**Dataset content**.

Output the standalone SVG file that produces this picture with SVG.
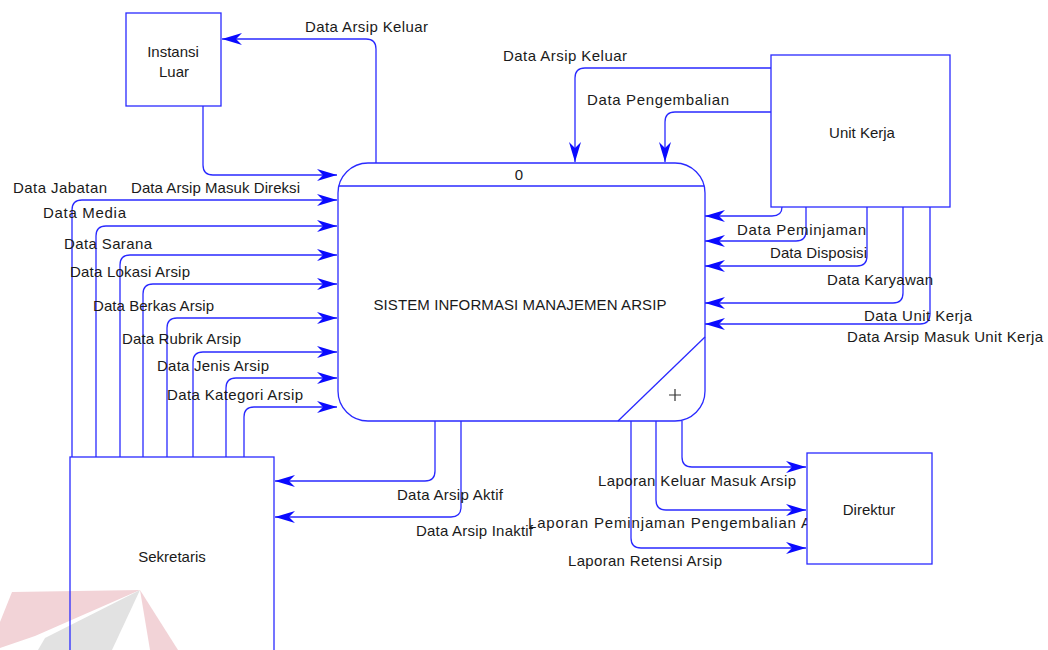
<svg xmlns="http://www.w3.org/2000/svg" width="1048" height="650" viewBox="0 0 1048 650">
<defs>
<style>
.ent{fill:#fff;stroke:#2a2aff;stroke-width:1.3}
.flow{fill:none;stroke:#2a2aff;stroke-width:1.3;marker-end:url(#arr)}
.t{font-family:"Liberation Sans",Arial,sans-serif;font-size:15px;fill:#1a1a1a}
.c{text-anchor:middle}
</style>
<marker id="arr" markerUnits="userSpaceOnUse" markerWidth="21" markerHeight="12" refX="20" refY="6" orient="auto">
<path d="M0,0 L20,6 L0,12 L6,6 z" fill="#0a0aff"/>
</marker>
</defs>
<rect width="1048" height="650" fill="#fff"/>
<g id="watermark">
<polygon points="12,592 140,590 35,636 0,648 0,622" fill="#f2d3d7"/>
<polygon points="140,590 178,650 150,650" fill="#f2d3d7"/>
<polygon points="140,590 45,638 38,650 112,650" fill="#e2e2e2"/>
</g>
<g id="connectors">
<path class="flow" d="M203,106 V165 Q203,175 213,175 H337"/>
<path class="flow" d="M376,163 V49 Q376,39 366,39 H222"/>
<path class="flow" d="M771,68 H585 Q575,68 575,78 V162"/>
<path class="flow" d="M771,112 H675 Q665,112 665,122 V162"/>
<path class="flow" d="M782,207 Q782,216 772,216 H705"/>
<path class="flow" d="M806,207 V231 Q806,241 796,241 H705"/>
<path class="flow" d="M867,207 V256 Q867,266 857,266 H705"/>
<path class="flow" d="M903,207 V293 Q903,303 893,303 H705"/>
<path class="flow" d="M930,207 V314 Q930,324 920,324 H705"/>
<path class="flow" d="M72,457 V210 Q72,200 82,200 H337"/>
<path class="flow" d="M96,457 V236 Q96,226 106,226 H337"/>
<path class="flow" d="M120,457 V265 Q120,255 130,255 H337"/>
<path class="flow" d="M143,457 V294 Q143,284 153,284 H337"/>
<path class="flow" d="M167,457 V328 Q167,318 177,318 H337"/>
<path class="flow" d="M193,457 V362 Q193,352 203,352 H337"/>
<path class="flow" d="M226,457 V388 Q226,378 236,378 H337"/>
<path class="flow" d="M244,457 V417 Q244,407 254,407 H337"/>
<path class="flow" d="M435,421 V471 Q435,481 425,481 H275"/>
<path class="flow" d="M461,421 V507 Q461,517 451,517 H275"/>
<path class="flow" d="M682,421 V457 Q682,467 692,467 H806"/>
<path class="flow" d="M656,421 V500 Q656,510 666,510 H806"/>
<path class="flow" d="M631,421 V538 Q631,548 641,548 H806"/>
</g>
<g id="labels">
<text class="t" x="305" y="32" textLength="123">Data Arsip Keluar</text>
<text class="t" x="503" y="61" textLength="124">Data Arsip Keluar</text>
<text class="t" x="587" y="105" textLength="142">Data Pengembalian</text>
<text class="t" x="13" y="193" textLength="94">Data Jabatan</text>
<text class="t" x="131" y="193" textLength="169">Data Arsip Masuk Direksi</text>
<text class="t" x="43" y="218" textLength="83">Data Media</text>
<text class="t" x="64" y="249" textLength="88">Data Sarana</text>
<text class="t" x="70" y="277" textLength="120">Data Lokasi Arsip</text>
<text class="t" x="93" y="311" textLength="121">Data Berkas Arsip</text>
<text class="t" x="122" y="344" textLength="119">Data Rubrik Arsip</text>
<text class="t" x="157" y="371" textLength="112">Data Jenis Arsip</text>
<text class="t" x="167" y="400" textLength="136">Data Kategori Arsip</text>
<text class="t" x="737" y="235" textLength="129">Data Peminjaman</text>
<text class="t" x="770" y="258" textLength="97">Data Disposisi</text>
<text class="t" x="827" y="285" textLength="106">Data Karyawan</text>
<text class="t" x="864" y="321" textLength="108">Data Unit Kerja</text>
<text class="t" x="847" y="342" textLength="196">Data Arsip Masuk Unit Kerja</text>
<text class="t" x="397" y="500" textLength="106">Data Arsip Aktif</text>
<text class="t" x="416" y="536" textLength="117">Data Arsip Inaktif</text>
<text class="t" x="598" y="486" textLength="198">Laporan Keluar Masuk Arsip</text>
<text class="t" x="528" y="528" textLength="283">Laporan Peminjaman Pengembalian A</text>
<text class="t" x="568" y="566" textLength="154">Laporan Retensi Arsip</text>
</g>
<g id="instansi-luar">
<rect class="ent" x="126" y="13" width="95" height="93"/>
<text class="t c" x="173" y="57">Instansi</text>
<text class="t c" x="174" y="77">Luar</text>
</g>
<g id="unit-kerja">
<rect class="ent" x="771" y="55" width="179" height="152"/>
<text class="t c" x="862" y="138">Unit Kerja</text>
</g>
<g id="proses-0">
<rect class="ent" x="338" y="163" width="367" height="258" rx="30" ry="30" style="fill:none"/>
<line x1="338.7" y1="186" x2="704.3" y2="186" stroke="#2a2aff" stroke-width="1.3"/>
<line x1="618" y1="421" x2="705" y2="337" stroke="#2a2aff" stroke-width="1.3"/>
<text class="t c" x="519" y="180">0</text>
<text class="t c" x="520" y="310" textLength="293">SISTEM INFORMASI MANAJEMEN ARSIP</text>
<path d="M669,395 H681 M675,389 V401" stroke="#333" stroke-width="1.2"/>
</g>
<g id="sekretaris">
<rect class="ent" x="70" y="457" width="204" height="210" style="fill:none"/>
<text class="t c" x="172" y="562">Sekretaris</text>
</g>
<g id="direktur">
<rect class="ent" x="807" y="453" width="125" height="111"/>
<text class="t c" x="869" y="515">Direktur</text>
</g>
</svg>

**What is asked**.
Transcribe the listing above verbatim. Omit the pictures.

**The solution**.
Output the standalone SVG file that produces this picture with SVG.
<svg xmlns="http://www.w3.org/2000/svg" width="1048" height="650" viewBox="0 0 1048 650">
<defs>
<style>
.ent{fill:#fff;stroke:#2a2aff;stroke-width:1.3}
.flow{fill:none;stroke:#2a2aff;stroke-width:1.3;marker-end:url(#arr)}
.t{font-family:"Liberation Sans",Arial,sans-serif;font-size:15px;fill:#1a1a1a}
.c{text-anchor:middle}
</style>
<marker id="arr" markerUnits="userSpaceOnUse" markerWidth="21" markerHeight="12" refX="20" refY="6" orient="auto">
<path d="M0,0 L20,6 L0,12 L6,6 z" fill="#0a0aff"/>
</marker>
</defs>
<rect width="1048" height="650" fill="#fff"/>
<g id="watermark">
<polygon points="12,592 140,590 35,636 0,648 0,622" fill="#f2d3d7"/>
<polygon points="140,590 178,650 150,650" fill="#f2d3d7"/>
<polygon points="140,590 45,638 38,650 112,650" fill="#e2e2e2"/>
</g>
<g id="connectors">
<path class="flow" d="M203,106 V165 Q203,175 213,175 H337"/>
<path class="flow" d="M376,163 V49 Q376,39 366,39 H222"/>
<path class="flow" d="M771,68 H585 Q575,68 575,78 V162"/>
<path class="flow" d="M771,112 H675 Q665,112 665,122 V162"/>
<path class="flow" d="M782,207 Q782,216 772,216 H705"/>
<path class="flow" d="M806,207 V231 Q806,241 796,241 H705"/>
<path class="flow" d="M867,207 V256 Q867,266 857,266 H705"/>
<path class="flow" d="M903,207 V293 Q903,303 893,303 H705"/>
<path class="flow" d="M930,207 V314 Q930,324 920,324 H705"/>
<path class="flow" d="M72,457 V210 Q72,200 82,200 H337"/>
<path class="flow" d="M96,457 V236 Q96,226 106,226 H337"/>
<path class="flow" d="M120,457 V265 Q120,255 130,255 H337"/>
<path class="flow" d="M143,457 V294 Q143,284 153,284 H337"/>
<path class="flow" d="M167,457 V328 Q167,318 177,318 H337"/>
<path class="flow" d="M193,457 V362 Q193,352 203,352 H337"/>
<path class="flow" d="M226,457 V388 Q226,378 236,378 H337"/>
<path class="flow" d="M244,457 V417 Q244,407 254,407 H337"/>
<path class="flow" d="M435,421 V471 Q435,481 425,481 H275"/>
<path class="flow" d="M461,421 V507 Q461,517 451,517 H275"/>
<path class="flow" d="M682,421 V457 Q682,467 692,467 H806"/>
<path class="flow" d="M656,421 V500 Q656,510 666,510 H806"/>
<path class="flow" d="M631,421 V538 Q631,548 641,548 H806"/>
</g>
<g id="labels">
<text class="t" x="305" y="32" textLength="123">Data Arsip Keluar</text>
<text class="t" x="503" y="61" textLength="124">Data Arsip Keluar</text>
<text class="t" x="587" y="105" textLength="142">Data Pengembalian</text>
<text class="t" x="13" y="193" textLength="94">Data Jabatan</text>
<text class="t" x="131" y="193" textLength="169">Data Arsip Masuk Direksi</text>
<text class="t" x="43" y="218" textLength="83">Data Media</text>
<text class="t" x="64" y="249" textLength="88">Data Sarana</text>
<text class="t" x="70" y="277" textLength="120">Data Lokasi Arsip</text>
<text class="t" x="93" y="311" textLength="121">Data Berkas Arsip</text>
<text class="t" x="122" y="344" textLength="119">Data Rubrik Arsip</text>
<text class="t" x="157" y="371" textLength="112">Data Jenis Arsip</text>
<text class="t" x="167" y="400" textLength="136">Data Kategori Arsip</text>
<text class="t" x="737" y="235" textLength="129">Data Peminjaman</text>
<text class="t" x="770" y="258" textLength="97">Data Disposisi</text>
<text class="t" x="827" y="285" textLength="106">Data Karyawan</text>
<text class="t" x="864" y="321" textLength="108">Data Unit Kerja</text>
<text class="t" x="847" y="342" textLength="196">Data Arsip Masuk Unit Kerja</text>
<text class="t" x="397" y="500" textLength="106">Data Arsip Aktif</text>
<text class="t" x="416" y="536" textLength="117">Data Arsip Inaktif</text>
<text class="t" x="598" y="486" textLength="198">Laporan Keluar Masuk Arsip</text>
<text class="t" x="528" y="528" textLength="283">Laporan Peminjaman Pengembalian A</text>
<text class="t" x="568" y="566" textLength="154">Laporan Retensi Arsip</text>
</g>
<g id="instansi-luar">
<rect class="ent" x="126" y="13" width="95" height="93"/>
<text class="t c" x="173" y="57">Instansi</text>
<text class="t c" x="174" y="77">Luar</text>
</g>
<g id="unit-kerja">
<rect class="ent" x="771" y="55" width="179" height="152"/>
<text class="t c" x="862" y="138">Unit Kerja</text>
</g>
<g id="proses-0">
<rect class="ent" x="338" y="163" width="367" height="258" rx="30" ry="30" style="fill:none"/>
<line x1="338.7" y1="186" x2="704.3" y2="186" stroke="#2a2aff" stroke-width="1.3"/>
<line x1="618" y1="421" x2="705" y2="337" stroke="#2a2aff" stroke-width="1.3"/>
<text class="t c" x="519" y="180">0</text>
<text class="t c" x="520" y="310" textLength="293">SISTEM INFORMASI MANAJEMEN ARSIP</text>
<path d="M669,395 H681 M675,389 V401" stroke="#333" stroke-width="1.2"/>
</g>
<g id="sekretaris">
<rect class="ent" x="70" y="457" width="204" height="210" style="fill:none"/>
<text class="t c" x="172" y="562">Sekretaris</text>
</g>
<g id="direktur">
<rect class="ent" x="807" y="453" width="125" height="111"/>
<text class="t c" x="869" y="515">Direktur</text>
</g>
</svg>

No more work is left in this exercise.